L’autoritarisme d’Erdoğan l’a également poussé à se mettre à dos une bonne partie de la communauté alévie de Turquie 16. Celle-ci constitue la plus grande minorité religieuse du pays (entre 15 et 20 millions), où on ne leur reconnaît aucun droit culturel et confessionnel. Historiquement opprimés et victimes de nombreux pogroms dans le passé, les Alévis ont vu l’humiliation se poursuivre lorsque le gouvernement turc a récemment annoncé que le nouveau pont sur le Bosphore porterait le nom de « Sultan Yavuz Selim ». Ce sultan est connu pour avoir assassiné des milliers d’Alévis au XVIe siècle. Le geste a été perçu comme un affront et a poussé des milliers d’Alévis de divers horizons à participer aux manifestations des dernières semaines. Aux côtés d’Arméniens, de Kurdes et d’autres minorités, ils ont manifesté pour exprimer leur désir de reconnaissance du passé et de la pluralité du pays.

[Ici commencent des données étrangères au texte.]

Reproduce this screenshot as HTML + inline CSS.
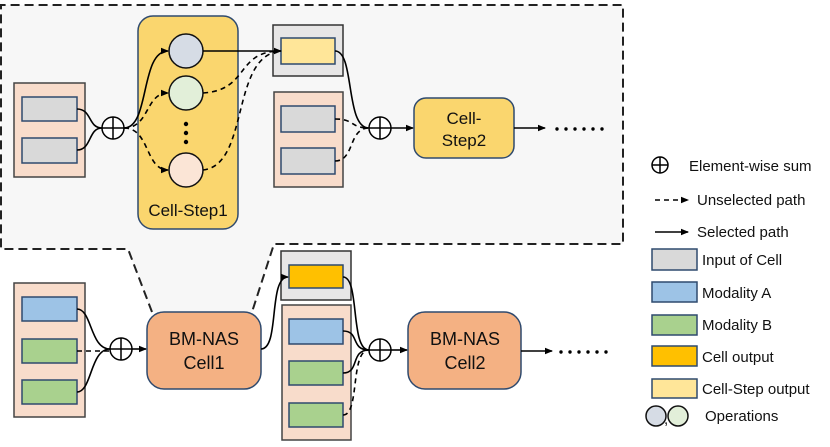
<!DOCTYPE html>
<html><head><meta charset="utf-8"><style>
html,body{margin:0;padding:0;background:#fff;}
svg{display:block;}
text{font-family:"Liberation Sans",sans-serif;fill:#111;}
</style></head><body>
<svg width="830" height="447" viewBox="0 0 830 447" xmlns="http://www.w3.org/2000/svg">
<defs>
<marker id="a" markerWidth="8" markerHeight="8" refX="7" refY="4" orient="auto" markerUnits="userSpaceOnUse">
<path d="M0,0.8 L8,4 L0,7.2 z" fill="#000"/></marker>
</defs>
<polygon points="1,5 623,5 623,244 274,244 252,312 152,312 128,249 1,249" fill="#f7f7f7" stroke="none"/>
<polyline points="152,312 128,249 1,249 1,5 623,5 623,244 274,244 252,312" fill="none" stroke="#222" stroke-width="2" stroke-dasharray="9,5"/>

<g stroke-width="1.5">
<rect x="14" y="83" width="71" height="94" fill="#f8dccb" stroke="#444"/>
<rect x="22" y="97" width="55" height="24" fill="#d9d9d9" stroke="#2f4a6e"/>
<rect x="22" y="138" width="55" height="25" fill="#d9d9d9" stroke="#2f4a6e"/>
<rect x="138" y="16" width="100" height="213" rx="15" fill="#fad66e" stroke="#2f4a6e"/>
<circle cx="186" cy="51" r="17" fill="#d6dce5" stroke="#111"/>
<circle cx="186" cy="93" r="17" fill="#e2efd9" stroke="#111"/>
<circle cx="186" cy="170" r="17" fill="#fbe5d6" stroke="#111"/>
<rect x="273" y="25" width="70" height="51" fill="#e7e6e6" stroke="#333"/>
<rect x="281" y="38" width="54" height="26" fill="#ffe699" stroke="#2f4a6e"/>
<rect x="274" y="92" width="69" height="95" fill="#f8dccb" stroke="#444"/>
<rect x="281" y="106" width="54" height="26" fill="#d9d9d9" stroke="#2f4a6e"/>
<rect x="281" y="148" width="54" height="26" fill="#d9d9d9" stroke="#2f4a6e"/>
<rect x="414" y="98" width="100" height="60" rx="12" fill="#fad66e" stroke="#2f4a6e"/>

<rect x="14" y="283" width="71" height="134" fill="#f8dccb" stroke="#444"/>
<rect x="22" y="297" width="55" height="24" fill="#9dc3e6" stroke="#2f4a6e"/>
<rect x="22" y="339" width="55" height="24" fill="#a9d18e" stroke="#2f4a6e"/>
<rect x="22" y="380" width="55" height="24" fill="#a9d18e" stroke="#2f4a6e"/>
<rect x="147" y="312" width="114" height="77" rx="17" fill="#f4b183" stroke="#2f4a6e"/>
<rect x="281" y="251" width="70" height="49" fill="#e7e6e6" stroke="#333"/>
<rect x="289" y="265" width="54" height="23" fill="#ffc000" stroke="#2f4a6e"/>
<rect x="282" y="305" width="69" height="135" fill="#f8dccb" stroke="#444"/>
<rect x="289" y="319" width="54" height="25" fill="#9dc3e6" stroke="#2f4a6e"/>
<rect x="289" y="361" width="54" height="24" fill="#a9d18e" stroke="#2f4a6e"/>
<rect x="289" y="403" width="54" height="24" fill="#a9d18e" stroke="#2f4a6e"/>
<rect x="408" y="312" width="113" height="77" rx="17" fill="#f4b183" stroke="#2f4a6e"/>

<rect x="652" y="249" width="45" height="21" fill="#d9d9d9" stroke="#2f4a6e"/>
<rect x="652" y="282" width="45" height="20" fill="#9dc3e6" stroke="#2f4a6e"/>
<rect x="652" y="315" width="45" height="20" fill="#a9d18e" stroke="#2f4a6e"/>
<rect x="652" y="346" width="45" height="20" fill="#ffc000" stroke="#2f4a6e"/>
<rect x="652" y="379" width="45" height="19" fill="#ffe699" stroke="#2f4a6e"/>
<circle cx="656" cy="416" r="10" fill="#d6dce5" stroke="#111"/>
<circle cx="678" cy="416" r="10" fill="#e2efd9" stroke="#111"/>
</g>

<g fill="none" stroke="#000" stroke-width="1.6">
<path d="M77,109 C92,109 88,128 102,128"/>
<path d="M77,150 C92,150 88,128 102,128"/>
<path d="M124,128 C150,128 140,51 168,51" marker-end="url(#a)"/>
<path d="M203,51 L281,51" marker-end="url(#a)"/>
<path d="M335,51 C355,51 345,128 369,128"/>
<path d="M391,128 L413,128" marker-end="url(#a)"/>
<path d="M514,128 L545,128" marker-end="url(#a)"/>
<path d="M77,309 C92,309 90,349 110,349"/>
<path d="M77,392 C92,392 90,349 110,349"/>
<path d="M132,349 L146,349" marker-end="url(#a)"/>
<path d="M261,349 C280,349 268,277 288,277" marker-end="url(#a)"/>
<path d="M343,277 C360,277 350,350 369,350"/>
<path d="M343,331 C360,331 350,350 369,350"/>
<path d="M343,373 C360,373 350,350 369,350"/>
<path d="M391,350 L407,350" marker-end="url(#a)"/>
<path d="M521,351 L552,351" marker-end="url(#a)"/>
<path d="M655,232 L688,232" marker-end="url(#a)"/>
</g>
<g fill="none" stroke="#000" stroke-width="1.6" stroke-dasharray="5,4">
<path d="M124,128 C150,128 145,93 168,93" marker-end="url(#a)"/>
<path d="M124,128 C150,128 145,170 168,170" marker-end="url(#a)"/>
<path d="M203,93 C250,90 235,51 281,51"/>
<path d="M203,170 C250,165 230,55 281,51"/>
<path d="M335,119 C355,119 350,128 369,128"/>
<path d="M335,161 C355,161 348,128 369,128"/>
<path d="M77,351 L110,351"/>
<path d="M343,415 C360,415 350,350 369,350"/>
<path d="M655,200 L688,200" marker-end="url(#a)"/>
</g>

<g fill="#fff" stroke="#000" stroke-width="1.5">
<circle cx="113" cy="128" r="11"/><path d="M102,128h22M113,117v22"/>
<circle cx="380" cy="128" r="11"/><path d="M369,128h22M380,117v22"/>
<circle cx="121" cy="349" r="11"/><path d="M110,349h22M121,338v22"/>
<circle cx="380" cy="350" r="11"/><path d="M369,350h22M380,339v22"/>
<circle cx="660" cy="165" r="8"/><path d="M652,165h16M660,157v16"/>
</g>
<g fill="#000">
<circle cx="186" cy="124" r="2.2"/><circle cx="186" cy="133" r="2.2"/><circle cx="186" cy="142" r="2.2"/>
<circle cx="557" cy="129" r="1.7"/><circle cx="566" cy="129" r="1.7"/><circle cx="575" cy="129" r="1.7"/><circle cx="584" cy="129" r="1.7"/><circle cx="593" cy="129" r="1.7"/><circle cx="602" cy="129" r="1.7"/>
<circle cx="561" cy="352" r="1.7"/><circle cx="570" cy="352" r="1.7"/><circle cx="579" cy="352" r="1.7"/><circle cx="588" cy="352" r="1.7"/><circle cx="597" cy="352" r="1.7"/><circle cx="606" cy="352" r="1.7"/>
</g>

<g font-size="17" text-anchor="middle">
<text x="188" y="216">Cell-Step1</text>
<text x="464" y="124">Cell-</text>
<text x="464" y="146">Step2</text>
<text x="204" y="345" font-size="18">BM-NAS</text>
<text x="204" y="369" font-size="18">Cell1</text>
<text x="465" y="345" font-size="18">BM-NAS</text>
<text x="465" y="369" font-size="18">Cell2</text>
</g>
<g font-size="15">
<text x="689" y="171">Element-wise sum</text>
<text x="697" y="205">Unselected path</text>
<text x="697" y="237">Selected path</text>
<text x="702" y="265">Input of Cell</text>
<text x="702" y="298">Modality A</text>
<text x="702" y="330">Modality B</text>
<text x="702" y="362">Cell output</text>
<text x="702" y="394">Cell-Step output</text>
<text x="664" y="424">,</text>
<text x="705" y="421">Operations</text>
</g>
</svg>
</body></html>
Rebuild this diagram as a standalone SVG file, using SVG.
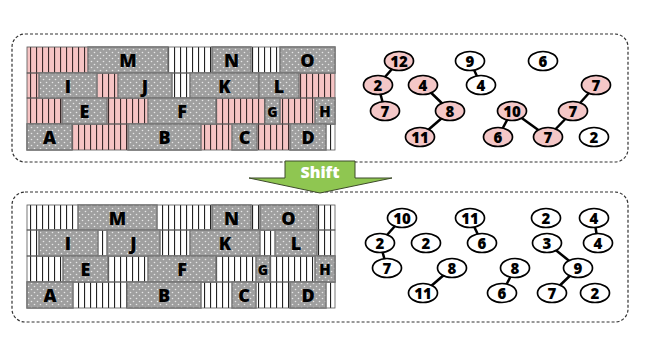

En protestant contre leur gouvernement autoritaire et ses politiques néolibérales et islamisantes, des dizaines de milliers de citoyens issus principalement de milieux modernes, progressistes, écologistes et défenseurs des droits humains, se sont opposés en bloc au projet de société qu’on leur impose depuis quelques années. Dans ses discours en lien avec les manifestations, le premier ministre turc a souvent fait allusion au 50% qui l’a appuyé lors des dernières élections. Parmi l’autre 50%, force est de constater qu’un mouvement social est né. Il ne devrait pas s’arrêter là puisque, comme ailleurs dans la région, le mur de la peur s’est fissuré. Nul doute que le futur sera plus compliqué que prévu pour le nouveau sultan Erdoğan.
13 Committee to Protect Journalists (2012), Turkey’s Press Freedom Crisis The Dark Days of Jailing Journalists and Criminalizing Dissent, 55p.
16 Syncrétisme de l’islam chi’ite, de zoroastrisme et de mysticisme, l’alévisme diffère largement de l’islam sunnite. Par exemple, les femmes et les hommes alévis prient ensemble, ils dansent et jouent de la musique lors des cérémonies, ils boivent du vin et les femmes ne sont pas voilées.